Kirk Watson took office as mayor on January 6, 2023, for a second term, having served as mayor from 1997 to 2001.

Duties and powers
Austin has a council–manager form of government which means day-to-day operations of the city are run by the city manager. The mayor is the head of city government ceremonially. The mayor is technically a member of the city council and is required to preside at all meetings. The mayor is also allowed to vote on all matters that come before the city council, but has no veto powers.

As of fiscal year 2022-2023, the salary for the mayor is set at $134,191.

Election
The mayor is elected in a citywide election. Currently, elections occur every four years during even-numbered years. Elections are non-partisan and by majority, but if no candidate receives a majority a run-off election is called between the top two candidates who received the most votes.

Succession
Per city code of ordinances, if the mayor is absent or disabled, the Mayor Pro Tem is to act as mayor until the mayor returns or an election is held to fill the vacancy.

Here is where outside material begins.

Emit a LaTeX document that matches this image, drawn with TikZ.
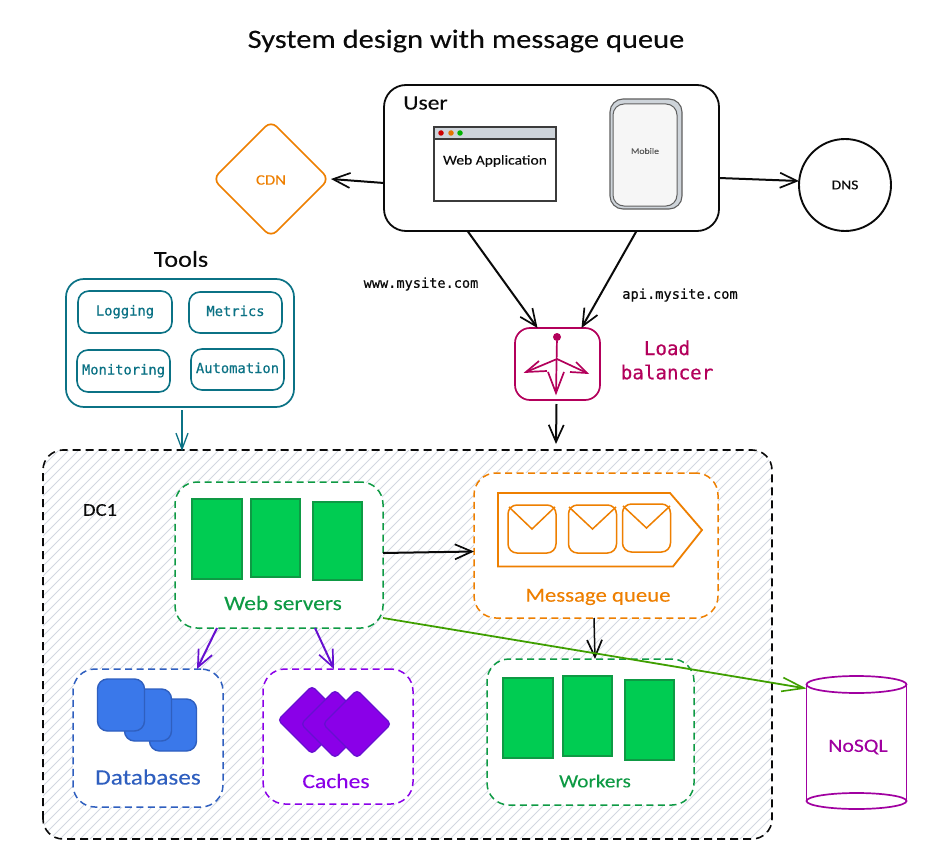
\documentclass[tikz,border=0pt]{standalone}
\usepackage{fontspec}
\setmainfont[FakeStretch=1.15,FakeBold=0.1]{Carlito}
\newfontfamily\monofam[FakeBold=0.5]{DejaVu Sans Mono}
\usetikzlibrary{arrows.meta,shapes.geometric}
\definecolor{cblack}{HTML}{0A0A0A}
\definecolor{corange}{HTML}{EE7F00}
\definecolor{cteal}{HTML}{0B7285}
\definecolor{cgreen}{HTML}{0E9A44}
\definecolor{cfill}{HTML}{00CC52}
\definecolor{cblue}{HTML}{2F5FBF}
\definecolor{cbluef}{HTML}{3A78EA}
\definecolor{cviolet}{HTML}{8A00E8}
\definecolor{carrowv}{HTML}{6610D0}
\definecolor{cmag}{HTML}{B3005B}
\definecolor{cpurple}{HTML}{A000A0}
\definecolor{cgrey}{HTML}{CED4DA}
\definecolor{chatch}{HTML}{D2D7E0}
\definecolor{cnosql}{HTML}{3F9F00}
\tikzset{
  x=1pt,y=-1pt,
  every node/.style={inner sep=0pt,outer sep=0pt},
  boxa/.style={draw=#1,line width=1.8pt,rounded corners=22pt,fill=white},
  dashbox/.style={boxa=#1,line width=1.5pt,dash pattern=on 7pt off 4.5pt},
  toolbox/.style={draw=cteal,line width=1.6pt,rounded corners=11pt,fill=white,font=\monofam\fontsize{13.8}{15}\selectfont,text=cteal,text height=10pt,text depth=3pt},
  greenrect/.style={draw=cgreen,line width=1.2pt,fill=cfill},
  dbsq/.style={draw=cblue,line width=1.4pt,fill=cbluef,rounded corners=10pt,minimum width=47pt,minimum height=52pt},
  cachedm/.style={diamond,draw=carrowv,line width=1.3pt,fill=cviolet,rounded corners=4pt,minimum width=68pt,minimum height=68pt},
  env/.style={draw=corange,line width=1.5pt,rounded corners=9pt,minimum width=48pt,minimum height=48pt},
  hand/.style={font=\fontsize{#1}{#1}\selectfont},
  mono/.style={font=\monofam\fontsize{#1}{#1}\selectfont},
  conn/.style={line width=2pt,-{Straight Barb[length=17pt,width=15pt,line width=1.7pt]}},
}
\begin{document}
\begin{tikzpicture}
\useasboundingbox (0,0) rectangle (940,864);
% title
\node[hand=26.5,text=cblack] (title) at (466,41) {System design with message queue};
% data centre with hatching
\node[minimum width=729pt,minimum height=389pt] (dc1) at (407.5,644.5) {};
\begin{scope}
  \clip[rounded corners=20pt] (dc1.south west) rectangle (dc1.north east);
  \foreach \k in {-340,-330,...,780}{
    \draw[chatch,line width=1pt] (\k,839) -- ++(389,-389);
  }
\end{scope}
\draw[cblack,line width=1.6pt,dash pattern=on 8pt off 5pt,rounded corners=20pt] (dc1.south west) rectangle (dc1.north east);
\node[hand=18,text=cblack] (dclabel) at (100,510) {DC1};
% user
\node[boxa=cblack,minimum width=335pt,minimum height=146pt] (user) at (551.5,158) {};
\node[hand=20.5,text=cblack] (userlabel) at (425.5,103) {User};
\node[draw=cblack!80,line width=1.3pt,fill=white,minimum width=122pt,minimum height=74pt] (browser) at (495,164) {};
\node[draw=cblack!80,line width=1.3pt,fill=cgrey,minimum width=122pt,minimum height=12pt] (bar) at (495,133) {};
\node[circle,fill=red!80!black,minimum size=5.5pt] (dotr) at (441,133) {};
\node[circle,fill=orange!90!black,minimum size=5.5pt] (doto) at (451,133) {};
\node[circle,fill=green!70!black,minimum size=5.5pt] (dotg) at (460,133) {};
\node[hand=13.5,text=cblack] (webapp) at (495,161) {Web Application};
\node[draw=cblack!65,line width=1.1pt,fill=cgrey,rounded corners=13pt,minimum width=72pt,minimum height=110pt] (phone) at (646,154) {};
\node[draw=cblack!65,line width=1pt,fill=gray!7,rounded corners=11pt,minimum width=64pt,minimum height=102pt] (screen) at (645,155) {};
\node[hand=8.5,text=black!65] (mobile) at (645,151) {Mobile};
% CDN, DNS
\node[diamond,draw=corange,line width=1.7pt,fill=white,rounded corners=8pt,minimum width=116pt,minimum height=116pt] (cdn) at (271,179) {};
\node[hand=14.5,text=corange] (cdnlabel) at (271,180) {CDN};
\node[circle,draw=cblack,line width=1.9pt,fill=white,minimum size=92pt] (dns) at (845,185) {};
\node[hand=13.5,text=cblack] (dnslabel) at (845,185) {DNS};
% URL labels
\node[mono=13.6,text=cblack] (www) at (421,284) {www.mysite.com};
\node[mono=13.7,text=cblack] (api) at (680,295) {api.mysite.com};
% tools
\node[hand=22.8,text=cblack] (toolstitle) at (181,259) {Tools};
\node[draw=cteal,line width=1.7pt,rounded corners=18pt,fill=white,minimum width=228pt,minimum height=128pt] (tools) at (180,343) {};
\node[toolbox,minimum width=94pt,minimum height=42pt] (logging) at (125,312) {Logging};
\node[toolbox,minimum width=93pt,minimum height=41pt] (metrics) at (235.5,312.5) {Metrics};
\node[toolbox,minimum width=93pt,minimum height=42pt] (monitoring) at (123.5,371) {Monitoring};
\node[toolbox,minimum width=93pt,minimum height=41pt] (automation) at (237.5,369.5) {Automation};
% load balancer
\node[draw=cmag,line width=1.7pt,rounded corners=15pt,fill=white,minimum width=85pt,minimum height=72pt] (lb) at (557.5,364) {};
\node[mono=19.2,text=cmag,align=center] (lblabel) at (667,360) {Load\\[5pt]balancer};
\node[circle,fill=cmag,minimum size=8pt] (lbdot) at (557,337) {};
\coordinate (lbhub) at (557,359);
\coordinate (lbdown) at (556,393);
\coordinate (lbleft) at (526,372);
\coordinate (lbright) at (587,373);
\draw[cmag,line width=1.7pt] (lbdot) -- (lbdown);
\draw[cmag,line width=1.7pt] (lbleft) -- (lbhub) -- (lbright);
\draw[cmag,line width=1.7pt] (548,372) -- (lbdown) -- (564,372);
\draw[cmag,line width=1.7pt] (539,361) -- (lbleft) -- (547,371);
\draw[cmag,line width=1.7pt] (576,362) -- (lbright) -- (570,372);
% web servers
\node[dashbox=cgreen,minimum width=208pt,minimum height=146pt] (web) at (279,555) {};
\node[greenrect,minimum width=50pt,minimum height=80pt] (w1) at (217,539) {};
\node[greenrect,minimum width=49pt,minimum height=78pt] (w2) at (275.5,538) {};
\node[greenrect,minimum width=49pt,minimum height=78pt] (w3) at (337.5,541) {};
\node[hand=20.4,text=cgreen] (weblabel) at (283,603) {Web servers};
% message queue
\node[dashbox=corange,minimum width=244pt,minimum height=145pt] (queue) at (596,545.5) {};
\draw[corange,line width=1.8pt] (498,493) -- (670,493) -- (702,530) -- (673,566.5) -- (498,566.5) -- cycle;
\node[env] (e1) at (532,529) {};
\node[env] (e2) at (592.5,529) {};
\node[env] (e3) at (646.5,528) {};
\draw[corange,line width=1.5pt] (509,507) -- (e1.center) -- (555,507);
\draw[corange,line width=1.5pt] (569,507) -- (e2.center) -- (616,507);
\draw[corange,line width=1.5pt] (623,506) -- (e3.center) -- (670,506);
\node[hand=19.8,text=corange] (queuelabel) at (598,597) {Message queue};
% workers
\node[dashbox=cgreen,minimum width=207pt,minimum height=146pt] (workers) at (590.5,732) {};
\node[greenrect,minimum width=50pt,minimum height=80pt] (k1) at (528,718) {};
\node[greenrect,minimum width=49pt,minimum height=80pt] (k2) at (587.5,716) {};
\node[greenrect,minimum width=49pt,minimum height=80pt] (k3) at (649.5,720) {};
\node[hand=18.5,text=cgreen] (workerslabel) at (595,781) {Workers};
% databases
\node[dashbox=cblue,minimum width=150pt,minimum height=138pt] (db) at (148,738) {};
\node[dbsq] (d3) at (173,725) {};
\node[dbsq] (d2) at (148,715) {};
\node[dbsq] (d1) at (121,705) {};
\node[hand=22,text=cblue] (dblabel) at (148,777) {Databases};
% caches
\node[dashbox=cviolet,minimum width=150pt,minimum height=135pt] (caches) at (338,736.5) {};
\node[cachedm] (c1) at (312,720) {};
\node[cachedm] (c2) at (335,724) {};
\node[cachedm] (c3) at (357,724) {};
\node[hand=20.5,text=cviolet] (cacheslabel) at (336,781) {Caches};
% NoSQL
\node[minimum width=100pt,minimum height=133pt] (nosql) at (856.5,742.5) {};
\fill[white] (806.5,684.5) rectangle (906.5,801);
\draw[cpurple,line width=1.7pt] (806.5,684.5) -- (806.5,801) (906.5,684.5) -- (906.5,801);
\draw[cpurple,line width=1.7pt,fill=white] (856.5,801) ellipse[x radius=50pt,y radius=8pt];
\draw[cpurple,line width=1.7pt,fill=white] (856.5,684.5) ellipse[x radius=50pt,y radius=8.5pt];
\node[hand=18.9,text=cpurple] (nosqllabel) at (858,747) {NoSQL};
% connectors
\draw[conn,cblack] ([yshift=-25pt]user.west) -- ([xshift=2pt]cdn.east);
\draw[conn,cblack] ([yshift=-20pt]user.east) -- ([yshift=4pt]dns.west);
\draw[conn,cblack] ([xshift=-84pt]user.south) -- ([xshift=-20pt]lb.north);
\draw[conn,cblack] ([xshift=85pt]user.south) -- ([xshift=24pt]lb.north);
\draw[conn,cblack] ([xshift=-1pt,yshift=-4pt]lb.south) -- ([xshift=148.5pt,yshift=6pt]dc1.north);
\draw[cteal,line width=1.5pt,-{Straight Barb[length=16pt,width=12pt,line width=1.3pt]}] ([xshift=2pt,yshift=-3pt]tools.south) -- ([xshift=-225.5pt,yshift=-1pt]dc1.north);
\draw[conn,cblack] ([yshift=2pt]web.east) -- ([yshift=-6pt]queue.west);
\draw[conn,carrowv] ([xshift=-62pt]web.south) -- ([xshift=49pt]db.north);
\draw[conn,carrowv] ([xshift=36pt]web.south) -- ([xshift=-4pt]caches.north);
\draw[conn,cblack,line width=1.5pt] ([xshift=-2pt]queue.south) -- ([xshift=4.5pt]workers.north);
\draw[cnosql,line width=1.8pt,-{Straight Barb[length=22pt,width=14pt,line width=1.6pt]}] ([yshift=-63pt]web.east) -- ([xshift=-50pt,yshift=54pt]nosql.center);
\end{tikzpicture}
\end{document}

The mayor is subject to recall by registered voters if a petition is signed and filed that contains the signatures of 10 percent of the qualified voters. If the petition is verified, a recall election is called at the earliest convenient available date. If the recall passes, the mayor immediately vacates office. There are two limitations to the recall process. First, no recall petition can be filed until the mayor has been in office for at least six months. Second, the mayor will not be subject to more than one recall.